Punjab and Maharashtra Co-operative Bank
- Company type: Cooperative bank
- Industry: Banking Financial services
- Founded: 1984; 42 years ago
- Defunct: 25 January 2022; 4 years ago
- Fate: Merged with Unity Small Finance Bank
- Successor: Unity Small Finance Bank
- Headquarters: Mumbai, India
- Number of locations: 137 branch banks (2019)
- Area served: Maharashtra; Goa; Karnataka; Delhi; Gujarat; Madhya Pradesh;
- Website: pmcbank.com

= Punjab and Maharashtra Co-operative Bank =

Co-operative Bank in India

Punjab & Maharashtra Co-operative Bank Limited (PMC), was a multi-state co-operative bank that began operations in 1983. It had 137 branches spread over half a dozen states of India and nearly 100 branches were in Maharashtra. It was regulated by the Reserve Bank of India and registered under the Cooperative Societies Act.

It also has branches in Karnataka, Goa, Delhi, Madhya Pradesh and Gujarat. It was among the profitable co-operative banks in India and had earned a total revenue of ₹1297 crore and profits of ₹99.69 crore in the financial year 2019.

On 23 September 2019, the RBI imposed operational and transactional restrictions on PMC Bank for six months. Due to this, the bank account holders were not allowed to withdraw more than ₹1,000 from their accounts during this period of restrictions. On 26 September 2019, the restrictions have been eased and a total of ₹10,000 could be withdrawn by customers. On 5 November, 2019 decided to increase the prescribed withdrawal limit to ₹ 50,000.

The Reserve Bank of India (RBI) on 19 June 2020 doubled the withdrawal limit for Punjab and Maharashtra Cooperative Bank's depositors to Rs 100,000 from Rs 50,000 earlier.

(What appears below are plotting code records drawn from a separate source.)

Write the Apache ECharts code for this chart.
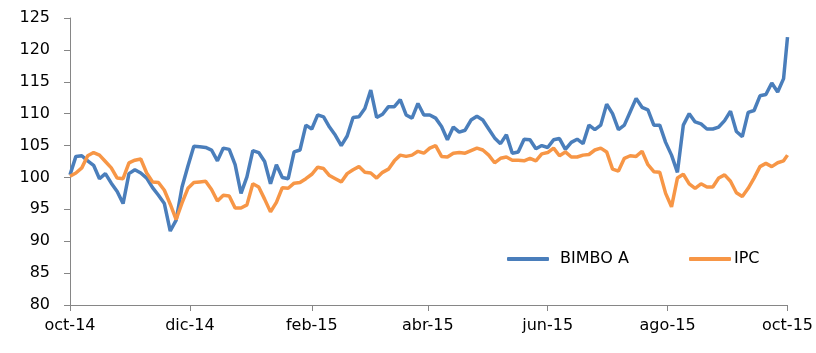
<!DOCTYPE html>
<html>
<head>
<meta charset="utf-8">
<script src="https://cdn.jsdelivr.net/npm/echarts@6/dist/echarts.min.js"></script>
<style>
  html, body { margin: 0; padding: 0; background: #fff; }
  #main { width: 816px; height: 353px; }
</style>
</head>
<body>
<div id="main"></div>
<script>
// valores cada 3 días naturales desde 1-oct-2014
var stepDays = 3;
var bimbo = [
  100.4, 103.3, 103.4, 102.6, 101.9, 99.8, 100.6, 99.1, 97.8, 95.9,
  100.6, 101.2, 100.7, 99.9, 98.4, 97.2, 95.9, 91.6, 93.3, 98.5,
  101.8, 104.9, 104.8, 104.7, 104.3, 102.6, 104.6, 104.4, 102.0, 97.5,
  100.1, 104.2, 103.9, 102.5, 99.0, 102.0, 100.0, 99.8, 104.0, 104.3,
  108.2, 107.6, 109.8, 109.5, 107.9, 106.6, 105.0, 106.5, 109.4, 109.5,
  110.8, 113.7, 109.4, 109.9, 111.1, 111.1, 112.2, 109.8, 109.3, 111.6,
  109.8, 109.8, 109.3, 108.0, 105.9, 107.9, 107.1, 107.4, 109.0, 109.6,
  109.0, 107.6, 106.2, 105.3, 106.7, 103.8, 104.0, 106.0, 105.9, 104.5,
  105.0, 104.7, 105.9, 106.1, 104.4, 105.5, 106.0, 105.3, 108.2, 107.5,
  108.2, 111.5, 110.0, 107.5, 108.2, 110.3, 112.4, 111.0, 110.6, 108.2,
  108.2, 105.5, 103.5, 100.8, 108.2, 110.0, 108.7, 108.4, 107.6, 107.6,
  107.9, 108.9, 110.4, 107.2, 106.4, 110.2, 110.5, 112.8, 113.0, 114.8,
  113.4, 115.5, 122.0
];
var ipc = [
  100.2, 100.7, 101.5, 103.4, 103.9, 103.5, 102.5, 101.5, 99.9, 99.8,
  102.3, 102.7, 102.9, 100.7, 99.3, 99.2, 98.0, 95.8, 93.4, 96.0,
  98.3, 99.2, 99.3, 99.4, 98.1, 96.3, 97.2, 97.1, 95.2, 95.2,
  95.7, 99.0, 98.5, 96.6, 94.6, 96.1, 98.4, 98.3, 99.1, 99.2,
  99.8, 100.5, 101.6, 101.4, 100.3, 99.8, 99.3, 100.6, 101.2, 101.7,
  100.8, 100.7, 99.9, 100.8, 101.3, 102.6, 103.5, 103.3, 103.5, 104.1,
  103.8, 104.6, 105.0, 103.3, 103.2, 103.8, 103.9, 103.8, 104.2, 104.6,
  104.3, 103.5, 102.3, 103.0, 103.2, 102.7, 102.7, 102.6, 103.0, 102.6,
  103.7, 103.9, 104.6, 103.4, 104.0, 103.2, 103.2, 103.5, 103.6, 104.3,
  104.6, 104.0, 101.3, 101.0, 103.0, 103.4, 103.3, 104.1, 102.0, 100.9,
  100.8, 97.5, 95.4, 99.9, 100.5, 99.0, 98.3, 99.0, 98.5, 98.5,
  99.9, 100.4, 99.4, 97.6, 97.0, 98.3, 99.9, 101.7, 102.2, 101.7,
  102.3, 102.6, 103.5
];
var yTicks = { min: 80, max: 125, interval: 5 };
var meses = ['ene', 'feb', 'mar', 'abr', 'may', 'jun', 'jul', 'ago', 'sep', 'oct', 'nov', 'dic'];
var mesesEtiqueta = [9, 11, 1, 3, 5, 7]; // oct, dic, feb, abr, jun, ago

// eje de días naturales
var dias = [];
var d0 = new Date(2014, 9, 1);
var dFin = new Date(2015, 9, 1);
for (var t = new Date(d0); t <= dFin; t.setDate(t.getDate() + 1)) {
  dias.push(new Date(t));
}
var categorias = dias.map(function (d) { return d.getTime(); });

function esEtiqueta(i) {
  var d = dias[i];
  return d.getDate() === 1 && mesesEtiqueta.indexOf(d.getMonth()) >= 0;
}

function aPares(vals) {
  return vals.map(function (v, k) {
    return [Math.min(k * stepDays, dias.length - 1), v];
  });
}

var myChart = echarts.init(document.getElementById('main'));
var fuente = 'DejaVu Sans';

myChart.setOption({
  backgroundColor: '#fff',
  animation: false,
  grid: { left: 70, right: 28, top: 18, bottom: 48 },
  legend: [{
    data: ['BIMBO A'],
    left: 502, top: 246,
    icon: 'roundRect', itemWidth: 42, itemHeight: 4,
    textStyle: { fontFamily: fuente, fontSize: 16, color: '#000', padding: [0, 0, 0, 6] }
  }, {
    data: ['IPC'],
    left: 684, top: 246,
    icon: 'roundRect', itemWidth: 42, itemHeight: 4,
    itemGap: 0,
    textStyle: { fontFamily: fuente, fontSize: 16, color: '#000', padding: [0, 0, 0, -2] }
  }],
  xAxis: {
    type: 'category',
    data: categorias,
    boundaryGap: false,
    axisLine: { lineStyle: { color: '#868686', width: 1 } },
    axisTick: { interval: esEtiqueta, length: 6, lineStyle: { color: '#868686' } },
    axisLabel: {
      interval: esEtiqueta,
      margin: 13,
      fontFamily: fuente, fontSize: 16, color: '#000',
      formatter: function (v) {
        var d = new Date(Number(v));
        return meses[d.getMonth()] + '-' + String(d.getFullYear()).slice(2);
      }
    },
    splitLine: { show: false }
  },
  yAxis: {
    type: 'value',
    min: yTicks.min, max: yTicks.max, interval: yTicks.interval,
    axisLine: { show: true, lineStyle: { color: '#868686', width: 1 } },
    axisTick: { show: true, length: 6, lineStyle: { color: '#868686' } },
    axisLabel: { margin: 20, fontFamily: fuente, fontSize: 16, color: '#000' },
    splitLine: { show: false }
  },
  series: [{
    name: 'BIMBO A',
    type: 'line',
    data: aPares(bimbo),
    showSymbol: false,
    color: '#4a7ebb',
    lineStyle: { width: 3.5, color: '#4a7ebb' },
    z: 2
  }, {
    name: 'IPC',
    type: 'line',
    data: aPares(ipc),
    showSymbol: false,
    color: '#f79646',
    lineStyle: { width: 3.5, color: '#f79646' },
    z: 3
  }]
});
</script>
</body>
</html>
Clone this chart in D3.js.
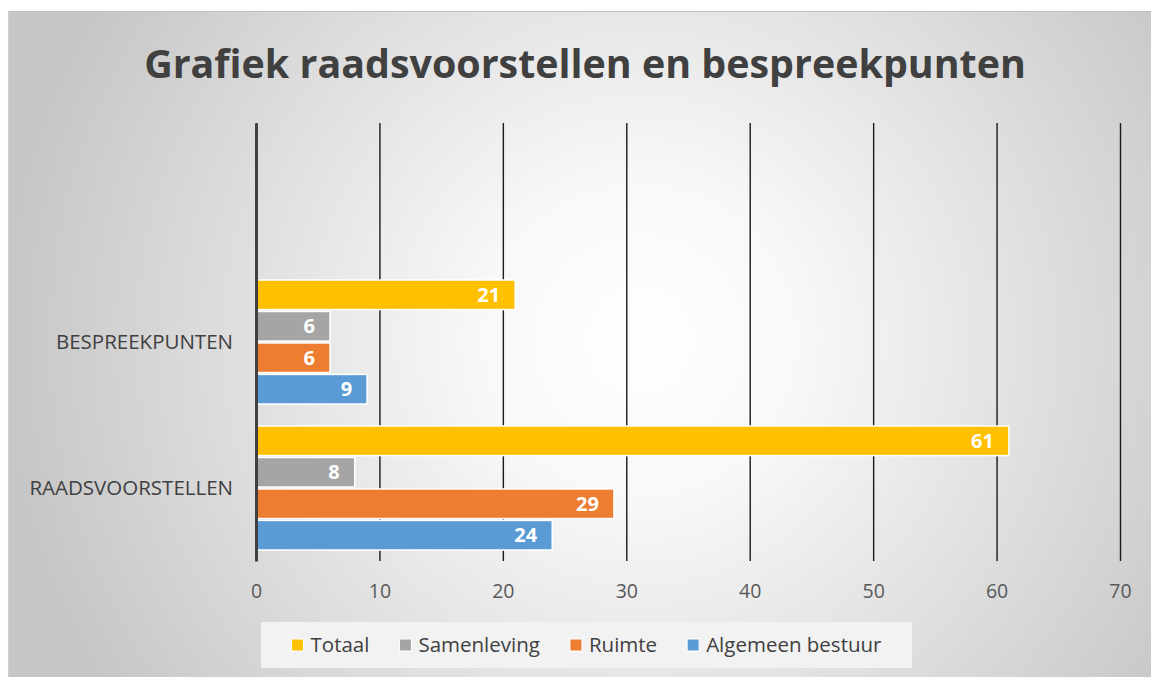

Joy Thomas (aka Junaid Khan), the MD of the bank, was suspended. He admitted the exposure of the bank to the troubled realty company Housing Development and Infrastructure Limited (HDIL) and also stated that the company had been violating the RBI rules for 5–6 years now. Of the overall loan book of ₹8,300 crores, PMC bank loans to HDIL stood at ₹6,226 crore, about 73% of total loans of the bank.
 To solve this, HC appointed the three-member committee to oversee the sale of assets of Housing Development Infrastructure (HDIL) to pay the depositors of Punjab and Maharashtra Co-operative Bank (PMC Bank). HDIL, its promoters Rakesh and Sarang Wadhawan, and a few former officials are accused of committing a fraud on PMC Bank. Public interest litigation filed in the high court, seeking the setting up of a committee to speed up the auction of HDIL's assets to pay depositors, has claimed that the realty firm owed ₹4,635 crore to the bank. The court said if the proceeds from the sale were insufficient to pay the dues, the committee would identify and dispose of the properties of other companies owned or promoted by the Wadhawans which were mortgaged with the PMC Bank, but with paripassu charge of other financial
 Due to the restrictions and not providing any solution to the account holders and share holders of PMC Bank there is a loss of trust amongst the people of India towards the failed banking System, towards the Reserve Bank of India and towards the Government of India
As per an official circular from RBI on 25 January 2022, Punjab and Maharashtra Cooperative Bank merged with Unity Small Finance Bank Ltd. and all the branches of PMC Bank will function as branches of Unity Small Finance Bank Ltd.